Les tourbières des Pyrénées et du Massif central n’ont pas toutes été identifiées mais nous savons que certaines ont pu se former par le retrait des glaciers à la fin de la dernière déglaciation, d’autres par l’activité humaine ou encore via un processus de paludification (ce processus se caractérise par l’initialisation de la tourbe dans des habitats précédemment plus secs et végétalisés sur des sols inorganiques, sans phase entièrement aquatique).

Elles ont une fonction essentielle de puits de carbone (même si l’estimation de la quantité de carbone stocké n’existe pas à ce jour) et assurent la qualité et une plus grande régularité de l’eau en amont des bassins hydrologiques (rôle d’éponge en saison pluvieuse et de relargage en période sèche). Ces milieux sont également des réservoirs de biodiversité et abritent des écosystèmes extrêmement riches, notamment en micronutriments. En tenant compte de toutes ces caractéristiques, nous pouvons identifier plusieurs types d’impacts des changements climatiques sur les tourbières, tels que la dégradation de ces milieux, l’érosion de leur biodiversité, l’inversement de leur rôle de puits de carbone et la perte de services écosystémiques (OPCC, 2018).

Modifications physico-chimiques des eaux

Les caractéristiques physiques et chimiques des eaux peuvent être modifiées et conduire à une plus forte concentration de polluants. C’est une des conséquences de la diminution des débits (combinée à une hausse des rejets de substances polluantes dans la nature par les activités anthropiques), mais aussi des périodes de sécheresse et d’étiage qui s’allongent. La quantité d’eau, diminuée sur le long terme, ne suffit plus pour diluer les polluants qui se trouvent dans les milieux aquatiques.
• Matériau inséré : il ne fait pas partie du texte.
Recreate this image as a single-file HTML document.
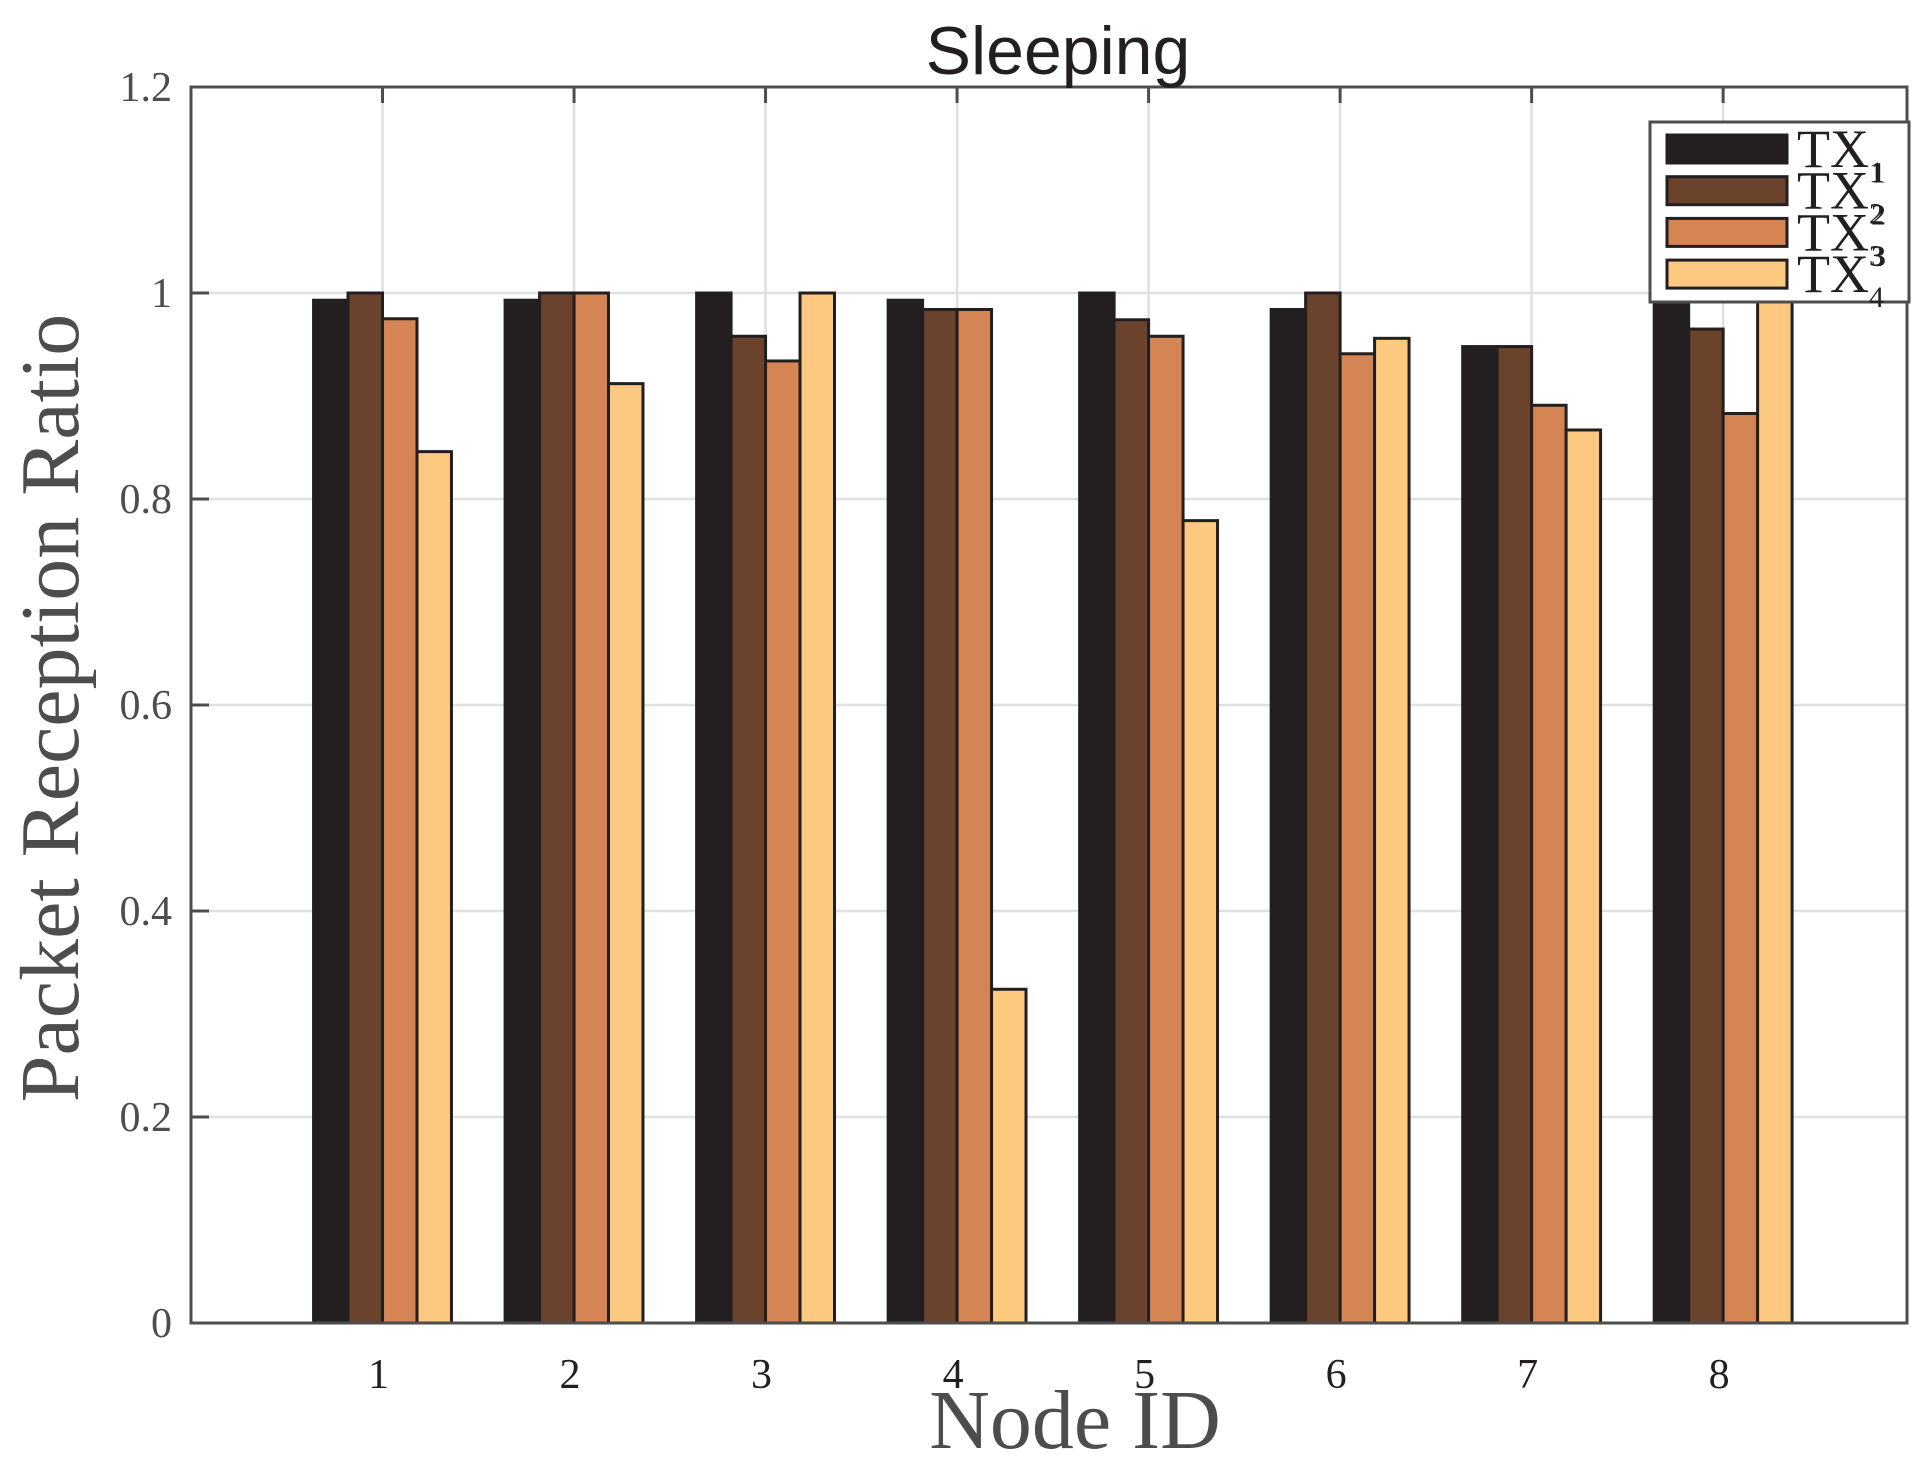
<!DOCTYPE html>
<html><head><meta charset="utf-8"><style>
body{margin:0;background:#fff}
svg{display:block}
text{font-family:"Liberation Serif",serif}
</style></head><body>
<svg id="chart" width="1932" height="1468" viewBox="0 0 1932 1468" xmlns="http://www.w3.org/2000/svg">
<g id="grid"></g>
<g id="bars"></g>
<rect x="191" y="87" width="1716" height="1236" fill="none" stroke="#4d4d4d" stroke-width="3"/>
<g id="ticks"></g>
<text x="1058" y="74" text-anchor="middle" font-size="68" fill="#231f20" style="font-family:'Liberation Sans',sans-serif">Sleeping</text>
<text transform="translate(78,708) rotate(-90)" text-anchor="middle" font-size="84" fill="#4d4d4d">Packet Reception Ratio</text>
<text x="1075" y="1448" text-anchor="middle" font-size="84" fill="#4d4d4d">Node ID</text>
<g>
<rect x="1650" y="122" width="259" height="180" fill="#fff" stroke="#4d4d4d" stroke-width="3"/>
<g id="legend-entries"></g>
</g>
</svg>
<script>
const categories=["1","2","3","4","5","6","7","8"];
const tx1=[0.993,0.993,1.0,0.993,1.0,0.984,0.948,0.993];
const tx2=[1.0,1.0,0.958,0.984,0.974,1.0,0.948,0.965];
const tx3=[0.975,1.0,0.934,0.984,0.958,0.941,0.891,0.883];
const tx4=[0.846,0.912,1.0,0.324,0.779,0.956,0.867,1.0];
const yTicks=[0,0.2,0.4,0.6,0.8,1,1.2];
const yTickLabels=["0","0.2","0.4","0.6","0.8","1","1.2"];
const seriesNames=["TX1","TX2","TX3","TX4"];
const colors=["#231f20","#6b422b","#d58553","#fdc880"];
const NS="http://www.w3.org/2000/svg";
const L=191,R=1907,T=87,B=1323;
const xs=v=>L+(v/8.96)*(R-L);
const ys=v=>B-(v/1.2)*(B-T);
function mk(tag,attrs,parent){const e=document.createElementNS(NS,tag);for(const k in attrs)e.setAttribute(k,attrs[k]);parent.appendChild(e);return e;}
const grid=document.getElementById('grid'),bars=document.getElementById('bars'),ticks=document.getElementById('ticks');
yTicks.forEach((t,i)=>{
  const g=mk('line',{x1:L,x2:R,y1:ys(t),y2:ys(t),stroke:'#e0e0e0','stroke-width':2.5},grid);
  
  
  const tk=mk('line',{x1:L,x2:L+18,y1:ys(t),y2:ys(t),stroke:'#4d4d4d','stroke-width':3},ticks);
  
  
  const tl=mk('text',{x:172,y:ys(t)+14,'text-anchor':'end','font-size':42,fill:'#4d4d4d'},ticks);
  tl.textContent=yTickLabels[i];
  
  
});
categories.forEach((c,i)=>{
  const x=xs(i+1);
  const g=mk('line',{x1:x,x2:x,y1:T,y2:B,stroke:'#e0e0e0','stroke-width':2.5},grid);
  
  
  const tk=mk('line',{x1:x,x2:x,y1:T,y2:T+16,stroke:'#4d4d4d','stroke-width':3},ticks);
  
  
  const tl=mk('text',{x:x-4,y:1388,'text-anchor':'middle','font-size':42,fill:'#231f20'},ticks);
  tl.textContent=c;
  
  
});
const series=[tx1,tx2,tx3,tx4];
const offs=[-0.27,-0.09,0.09,0.27],bw=0.18;
series.forEach((s,si)=>{
  s.forEach((v,i)=>{
    const x0=xs(i+1+offs[si]-bw/2),x1=xs(i+1+offs[si]+bw/2);
    const r=mk('rect',{x:x0,y:ys(v),width:x1-x0,height:ys(0)-ys(v),fill:colors[si],stroke:'#231f20','stroke-width':3},bars);
    
    
  });
});
const le=document.getElementById('legend-entries');
const sups=["","1","2","3"];
seriesNames.forEach((n,i)=>{
  const cy=149+i*41.7;
  const r=mk('rect',{x:1667,y:cy-14,width:120,height:28,fill:colors[i],stroke:'#231f20','stroke-width':3},le);
  
  
  const t=mk('text',{x:1797,y:cy+18,'font-size':54,fill:'#231f20'},le);
  t.textContent='TX';
  
  
  const sb=mk('text',{x:1869,y:cy+33,'font-size':30,fill:'#231f20'},le);
  sb.textContent=String(i+1);
  
  
  if(sups[i]){
    const sp=mk('text',{x:1871,y:cy-8,'font-size':30,fill:'#231f20'},le);
    sp.textContent=sups[i];
    
    
  }
});
</script>
</body></html>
Enfin, les inondations peuvent remobiliser les polluants retenus dans les sédiments et accroître leur concentration.
Ces facteurs se combinent et, couplés à des activités anthropiques (changement d’occupation des sols, mise en culture de surfaces fourragères rendant les sols à nu en hiver, revégétalisation, activités polluantes, etc.), ils induisent des impacts sur la biodiversité et la santé des écosystèmes de haute montagne.